There are a number of positive signs for gold investors. While the output from mines is falling globally, preference for gold as a safe asset is growing. The dollar and gold are both showing strength as safety assets, which is a unique phenomenon.
``The reverse correlation between gold and the dollar seems to have been broken recently,'' said Ahn Jung-kyun, an analyst at SK Securities. Usually, gold prices go down if the dollar strengthens, and vice versa. Despite the strong dollar, however, gold has been getting expensive. ``Concerns over the increasing issuance of U.S. bonds have made them less attractive, so the demand for gold, the other safety asset, is growing,'' Ahn said.
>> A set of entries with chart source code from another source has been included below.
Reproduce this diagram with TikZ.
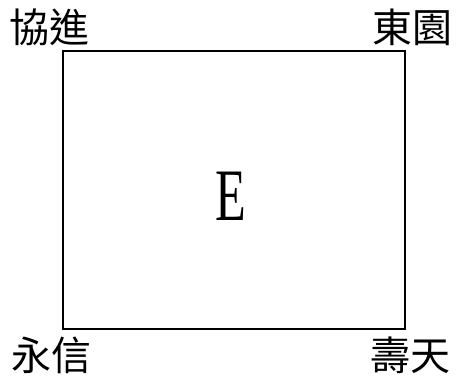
\documentclass[tikz,border=0pt]{standalone}
\usepackage{fontspec}
\setmainfont{Liberation Serif}
\newfontfamily\cjk{Noto Sans CJK TC}
\usepackage{graphicx}

\begin{document}
\begin{tikzpicture}[x=0.5pt,y=-0.5pt,
  corner/.style={font=\cjk\fontsize{20}{20}\selectfont,inner sep=0pt},
  mid/.style={font=\fontsize{37}{37}\selectfont,inner sep=0pt}]
  \useasboundingbox (0,0) rectangle (457,376);
  \draw[line width=1.1pt] (63,51) rectangle (405,329);
  \node[mid] (e) at (231,196) {\scalebox{0.68}[1]{E}};
  \node[corner] (xj) at (50,27) {協進};
  \node[corner] (dy) at (413,27) {東園};
  \node[corner] (yx) at (51,355) {永信};
  \node[corner] (st) at (411,355) {壽天};
\end{tikzpicture}
\end{document}
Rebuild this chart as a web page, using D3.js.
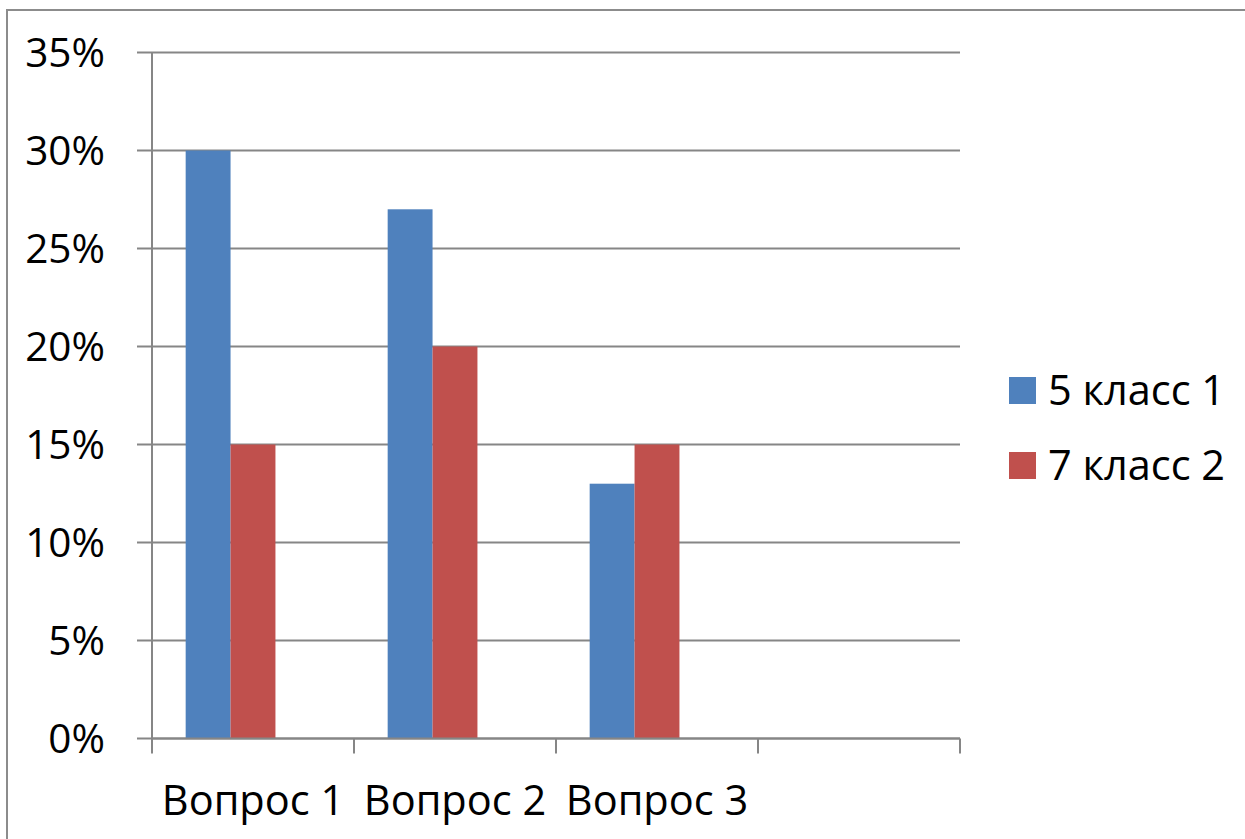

Many economists caution that it is only matter of time before the dollar falls, considering the faltering U.S. economy and the amount of dollars it is to print. Hence, gold, which central banks around the world can't print, is emerging as the only safe investment tool. Not only individuals but also central banks are increasing their gold stocks as a foreign exchange reserve tool.
Gold has also been a hedge against inflation. The recent increase in global oil prices following the nosedive from nearly $150 per barrel last year is making early movers choose gold to hedge against inflation that might occur if central banks print money.
According to the Korea Jeweler's Association, retail prices of gold recorded 49,867 won per gram, Monday, surpassing the record high of 49,600 won marked in October. On the London Metal Exchange, gold recorded 925 dollars per ounce Jan. 30, rising 3 percent in one week.
Consequently, funds investing in gold have recorded noticeable returns. According to Zeroin, a fund information provider, a number of major gold funds recorded some 50 percent in returns over the last three months, in contrast with an average 8 percent investment return recorded by overseas equity funds.
However, some analysts point out that gold has already soared excessively and advise investors to keep in mind that gold prices are very volatile. Market consensus is that the theme is deflation, not inflation; and even gold prices can't soar during this.